(GIVEN REQUEST)
Retype the data exactly, from its first line to the line containing "(1267,43) -- (1267,956);", including both, and skip any picture.

[START]

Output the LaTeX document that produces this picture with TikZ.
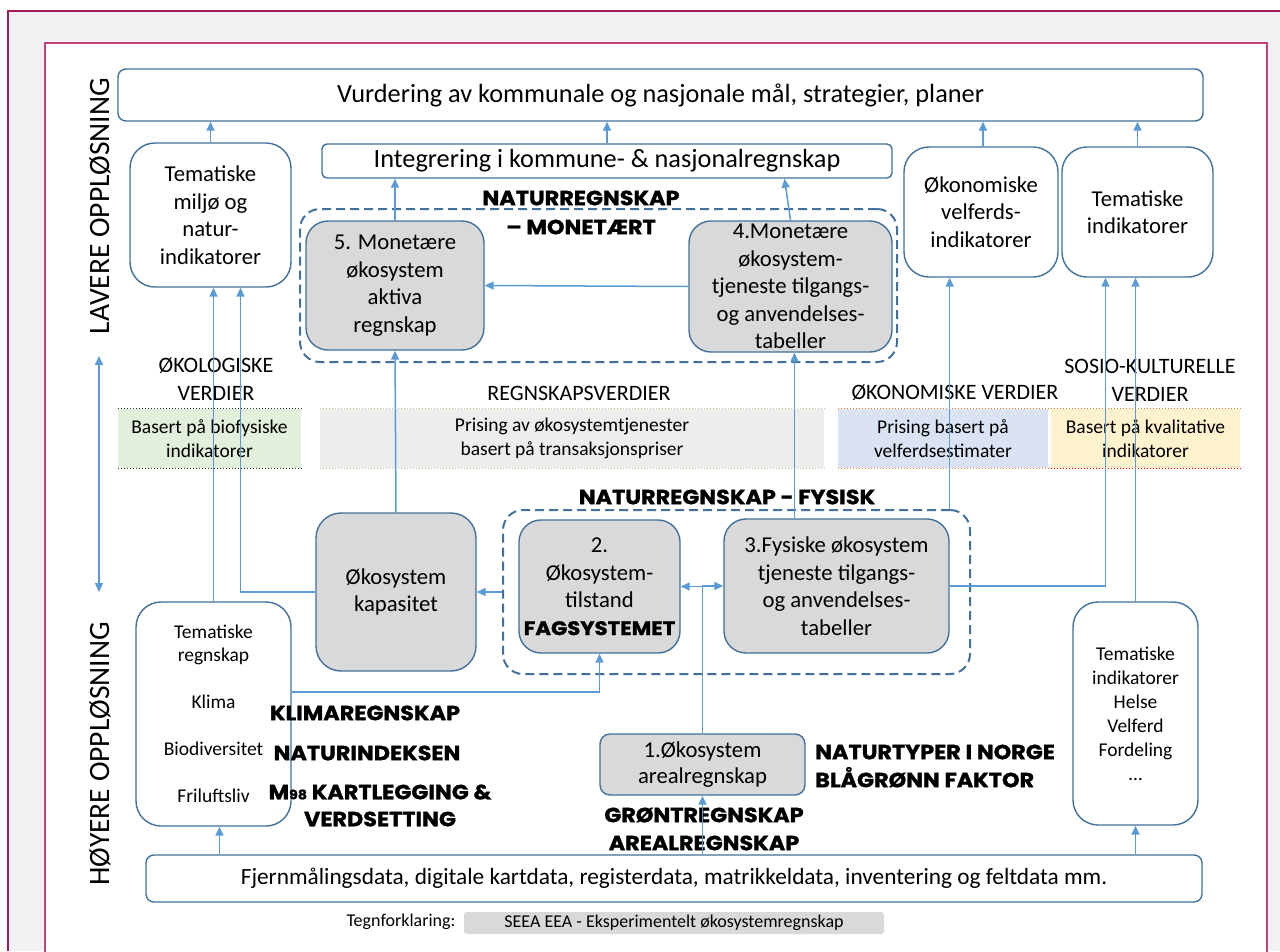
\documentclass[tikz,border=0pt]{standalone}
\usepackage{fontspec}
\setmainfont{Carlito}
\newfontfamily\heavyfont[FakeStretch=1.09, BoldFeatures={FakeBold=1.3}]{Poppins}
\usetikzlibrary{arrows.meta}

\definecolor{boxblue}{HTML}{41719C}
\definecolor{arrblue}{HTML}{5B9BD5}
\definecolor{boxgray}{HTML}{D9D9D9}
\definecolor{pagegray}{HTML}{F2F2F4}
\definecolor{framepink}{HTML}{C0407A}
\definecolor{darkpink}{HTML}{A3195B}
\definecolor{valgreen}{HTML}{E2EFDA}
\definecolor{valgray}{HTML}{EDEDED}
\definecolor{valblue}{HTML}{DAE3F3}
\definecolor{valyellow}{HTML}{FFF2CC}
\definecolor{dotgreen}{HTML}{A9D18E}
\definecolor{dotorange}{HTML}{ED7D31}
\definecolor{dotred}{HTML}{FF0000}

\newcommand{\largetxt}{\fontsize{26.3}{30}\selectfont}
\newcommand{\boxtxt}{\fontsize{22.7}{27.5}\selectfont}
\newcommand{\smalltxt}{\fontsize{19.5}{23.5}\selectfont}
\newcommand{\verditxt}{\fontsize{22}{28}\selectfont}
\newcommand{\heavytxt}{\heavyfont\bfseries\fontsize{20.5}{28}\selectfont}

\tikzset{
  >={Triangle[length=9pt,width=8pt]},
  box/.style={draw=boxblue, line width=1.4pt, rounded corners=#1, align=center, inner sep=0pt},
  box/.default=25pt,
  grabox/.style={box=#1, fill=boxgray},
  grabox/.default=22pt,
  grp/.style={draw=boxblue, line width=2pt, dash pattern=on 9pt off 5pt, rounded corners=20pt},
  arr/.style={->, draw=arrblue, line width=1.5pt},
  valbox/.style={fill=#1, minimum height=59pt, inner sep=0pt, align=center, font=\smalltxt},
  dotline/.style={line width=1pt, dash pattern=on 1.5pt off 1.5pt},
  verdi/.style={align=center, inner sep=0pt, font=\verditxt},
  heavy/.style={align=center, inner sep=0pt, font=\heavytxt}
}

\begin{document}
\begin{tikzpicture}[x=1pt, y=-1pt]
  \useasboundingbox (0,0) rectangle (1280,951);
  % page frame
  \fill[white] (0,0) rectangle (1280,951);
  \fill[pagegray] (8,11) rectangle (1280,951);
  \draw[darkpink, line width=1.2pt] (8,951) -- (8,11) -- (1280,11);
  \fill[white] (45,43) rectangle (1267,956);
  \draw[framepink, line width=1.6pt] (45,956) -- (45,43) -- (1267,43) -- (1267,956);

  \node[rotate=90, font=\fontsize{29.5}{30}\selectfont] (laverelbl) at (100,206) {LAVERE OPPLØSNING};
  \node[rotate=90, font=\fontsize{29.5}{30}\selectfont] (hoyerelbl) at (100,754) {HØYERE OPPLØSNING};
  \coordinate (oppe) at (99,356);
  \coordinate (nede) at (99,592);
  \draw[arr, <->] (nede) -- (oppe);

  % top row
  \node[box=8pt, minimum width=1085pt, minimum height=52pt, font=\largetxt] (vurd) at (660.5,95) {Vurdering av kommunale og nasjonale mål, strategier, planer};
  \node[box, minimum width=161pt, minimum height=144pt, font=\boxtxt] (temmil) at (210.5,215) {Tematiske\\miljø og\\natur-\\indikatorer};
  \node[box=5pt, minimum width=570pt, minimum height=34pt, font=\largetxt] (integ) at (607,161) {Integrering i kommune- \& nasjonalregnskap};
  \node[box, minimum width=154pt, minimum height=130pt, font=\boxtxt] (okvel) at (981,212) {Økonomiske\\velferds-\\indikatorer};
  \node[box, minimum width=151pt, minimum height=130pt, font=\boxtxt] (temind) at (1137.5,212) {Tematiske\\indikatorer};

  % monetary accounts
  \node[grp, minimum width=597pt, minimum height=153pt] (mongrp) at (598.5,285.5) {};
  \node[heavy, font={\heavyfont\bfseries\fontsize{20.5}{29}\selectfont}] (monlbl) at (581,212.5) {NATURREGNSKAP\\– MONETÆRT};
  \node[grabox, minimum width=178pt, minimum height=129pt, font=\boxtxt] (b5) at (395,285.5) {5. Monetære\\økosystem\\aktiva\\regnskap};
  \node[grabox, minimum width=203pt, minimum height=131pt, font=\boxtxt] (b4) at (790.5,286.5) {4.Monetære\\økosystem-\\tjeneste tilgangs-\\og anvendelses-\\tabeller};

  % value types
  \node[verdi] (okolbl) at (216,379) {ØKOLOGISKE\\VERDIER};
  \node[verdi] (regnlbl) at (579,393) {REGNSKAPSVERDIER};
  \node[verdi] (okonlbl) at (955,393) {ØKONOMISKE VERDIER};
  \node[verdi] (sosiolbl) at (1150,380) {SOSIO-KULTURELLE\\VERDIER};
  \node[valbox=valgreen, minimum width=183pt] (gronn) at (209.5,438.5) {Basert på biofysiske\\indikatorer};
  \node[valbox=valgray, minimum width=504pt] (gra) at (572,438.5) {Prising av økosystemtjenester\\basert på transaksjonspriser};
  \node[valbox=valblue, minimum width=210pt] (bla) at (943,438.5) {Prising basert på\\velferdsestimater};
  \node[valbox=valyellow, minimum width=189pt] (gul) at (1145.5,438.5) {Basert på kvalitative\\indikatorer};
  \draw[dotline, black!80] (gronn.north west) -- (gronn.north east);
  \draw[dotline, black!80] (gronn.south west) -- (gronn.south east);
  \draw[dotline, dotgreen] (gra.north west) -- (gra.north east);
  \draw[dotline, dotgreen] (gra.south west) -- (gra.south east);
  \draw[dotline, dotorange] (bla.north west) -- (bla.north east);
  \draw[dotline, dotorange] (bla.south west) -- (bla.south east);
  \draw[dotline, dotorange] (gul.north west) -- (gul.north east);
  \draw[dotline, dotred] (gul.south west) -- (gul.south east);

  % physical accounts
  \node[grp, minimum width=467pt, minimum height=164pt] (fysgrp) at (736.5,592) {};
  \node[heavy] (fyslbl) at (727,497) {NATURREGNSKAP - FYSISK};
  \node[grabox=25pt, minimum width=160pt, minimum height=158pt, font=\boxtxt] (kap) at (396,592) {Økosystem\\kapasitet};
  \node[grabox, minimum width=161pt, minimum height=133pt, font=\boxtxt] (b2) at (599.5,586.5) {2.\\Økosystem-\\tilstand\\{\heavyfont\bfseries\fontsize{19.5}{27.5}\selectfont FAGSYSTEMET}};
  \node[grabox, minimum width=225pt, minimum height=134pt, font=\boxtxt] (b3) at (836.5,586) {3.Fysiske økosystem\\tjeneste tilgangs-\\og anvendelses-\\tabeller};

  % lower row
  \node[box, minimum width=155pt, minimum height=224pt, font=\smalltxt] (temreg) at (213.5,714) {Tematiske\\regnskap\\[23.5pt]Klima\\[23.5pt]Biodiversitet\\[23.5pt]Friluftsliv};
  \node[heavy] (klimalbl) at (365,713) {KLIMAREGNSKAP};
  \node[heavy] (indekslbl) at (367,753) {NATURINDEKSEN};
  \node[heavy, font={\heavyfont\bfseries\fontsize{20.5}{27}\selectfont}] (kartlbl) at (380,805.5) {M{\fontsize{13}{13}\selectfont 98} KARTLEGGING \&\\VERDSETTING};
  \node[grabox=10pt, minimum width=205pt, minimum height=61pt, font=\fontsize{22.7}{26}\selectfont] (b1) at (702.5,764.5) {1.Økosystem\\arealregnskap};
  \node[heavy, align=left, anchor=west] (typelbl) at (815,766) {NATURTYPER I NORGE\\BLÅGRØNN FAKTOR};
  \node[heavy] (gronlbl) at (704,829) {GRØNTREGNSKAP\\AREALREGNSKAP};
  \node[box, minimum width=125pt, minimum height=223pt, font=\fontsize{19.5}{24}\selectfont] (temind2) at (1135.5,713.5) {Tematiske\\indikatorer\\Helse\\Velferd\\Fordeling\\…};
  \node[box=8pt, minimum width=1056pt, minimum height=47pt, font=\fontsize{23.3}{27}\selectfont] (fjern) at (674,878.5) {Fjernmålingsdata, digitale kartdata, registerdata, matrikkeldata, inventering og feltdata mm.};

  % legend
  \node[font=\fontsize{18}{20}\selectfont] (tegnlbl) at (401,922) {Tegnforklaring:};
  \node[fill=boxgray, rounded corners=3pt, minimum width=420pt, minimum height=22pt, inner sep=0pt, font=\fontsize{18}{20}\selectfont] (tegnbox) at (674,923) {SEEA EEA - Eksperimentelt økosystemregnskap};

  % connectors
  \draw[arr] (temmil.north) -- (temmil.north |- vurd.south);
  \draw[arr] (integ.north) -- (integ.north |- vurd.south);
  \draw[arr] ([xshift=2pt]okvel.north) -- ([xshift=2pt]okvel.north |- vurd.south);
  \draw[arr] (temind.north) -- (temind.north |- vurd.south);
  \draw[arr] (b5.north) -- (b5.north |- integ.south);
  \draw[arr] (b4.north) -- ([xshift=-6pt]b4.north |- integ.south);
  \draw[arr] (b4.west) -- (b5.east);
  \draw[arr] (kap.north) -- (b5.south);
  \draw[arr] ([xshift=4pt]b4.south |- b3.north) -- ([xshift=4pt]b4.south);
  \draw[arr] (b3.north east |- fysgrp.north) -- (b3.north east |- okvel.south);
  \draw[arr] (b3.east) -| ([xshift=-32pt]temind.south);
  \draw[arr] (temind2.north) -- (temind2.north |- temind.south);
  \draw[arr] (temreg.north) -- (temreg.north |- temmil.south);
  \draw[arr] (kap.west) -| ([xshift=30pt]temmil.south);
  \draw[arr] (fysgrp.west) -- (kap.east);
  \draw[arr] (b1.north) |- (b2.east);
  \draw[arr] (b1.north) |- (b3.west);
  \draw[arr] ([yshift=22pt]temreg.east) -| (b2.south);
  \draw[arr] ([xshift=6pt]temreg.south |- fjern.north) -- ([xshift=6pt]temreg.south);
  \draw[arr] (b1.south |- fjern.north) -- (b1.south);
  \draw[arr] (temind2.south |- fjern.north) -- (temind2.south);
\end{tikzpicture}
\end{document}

[END]

(RIGHT ANSWER)
Output the LaTeX document that produces this picture with TikZ.
\documentclass[tikz,border=0pt]{standalone}
\usepackage{fontspec}
\setmainfont{Carlito}
\newfontfamily\heavyfont[FakeStretch=1.09, BoldFeatures={FakeBold=1.3}]{Poppins}
\usetikzlibrary{arrows.meta}

\definecolor{boxblue}{HTML}{41719C}
\definecolor{arrblue}{HTML}{5B9BD5}
\definecolor{boxgray}{HTML}{D9D9D9}
\definecolor{pagegray}{HTML}{F2F2F4}
\definecolor{framepink}{HTML}{C0407A}
\definecolor{darkpink}{HTML}{A3195B}
\definecolor{valgreen}{HTML}{E2EFDA}
\definecolor{valgray}{HTML}{EDEDED}
\definecolor{valblue}{HTML}{DAE3F3}
\definecolor{valyellow}{HTML}{FFF2CC}
\definecolor{dotgreen}{HTML}{A9D18E}
\definecolor{dotorange}{HTML}{ED7D31}
\definecolor{dotred}{HTML}{FF0000}

\newcommand{\largetxt}{\fontsize{26.3}{30}\selectfont}
\newcommand{\boxtxt}{\fontsize{22.7}{27.5}\selectfont}
\newcommand{\smalltxt}{\fontsize{19.5}{23.5}\selectfont}
\newcommand{\verditxt}{\fontsize{22}{28}\selectfont}
\newcommand{\heavytxt}{\heavyfont\bfseries\fontsize{20.5}{28}\selectfont}

\tikzset{
  >={Triangle[length=9pt,width=8pt]},
  box/.style={draw=boxblue, line width=1.4pt, rounded corners=#1, align=center, inner sep=0pt},
  box/.default=25pt,
  grabox/.style={box=#1, fill=boxgray},
  grabox/.default=22pt,
  grp/.style={draw=boxblue, line width=2pt, dash pattern=on 9pt off 5pt, rounded corners=20pt},
  arr/.style={->, draw=arrblue, line width=1.5pt},
  valbox/.style={fill=#1, minimum height=59pt, inner sep=0pt, align=center, font=\smalltxt},
  dotline/.style={line width=1pt, dash pattern=on 1.5pt off 1.5pt},
  verdi/.style={align=center, inner sep=0pt, font=\verditxt},
  heavy/.style={align=center, inner sep=0pt, font=\heavytxt}
}

\begin{document}
\begin{tikzpicture}[x=1pt, y=-1pt]
  \useasboundingbox (0,0) rectangle (1280,951);
  % page frame
  \fill[white] (0,0) rectangle (1280,951);
  \fill[pagegray] (8,11) rectangle (1280,951);
  \draw[darkpink, line width=1.2pt] (8,951) -- (8,11) -- (1280,11);
  \fill[white] (45,43) rectangle (1267,956);
  \draw[framepink, line width=1.6pt] (45,956) -- (45,43) -- (1267,43) -- (1267,956);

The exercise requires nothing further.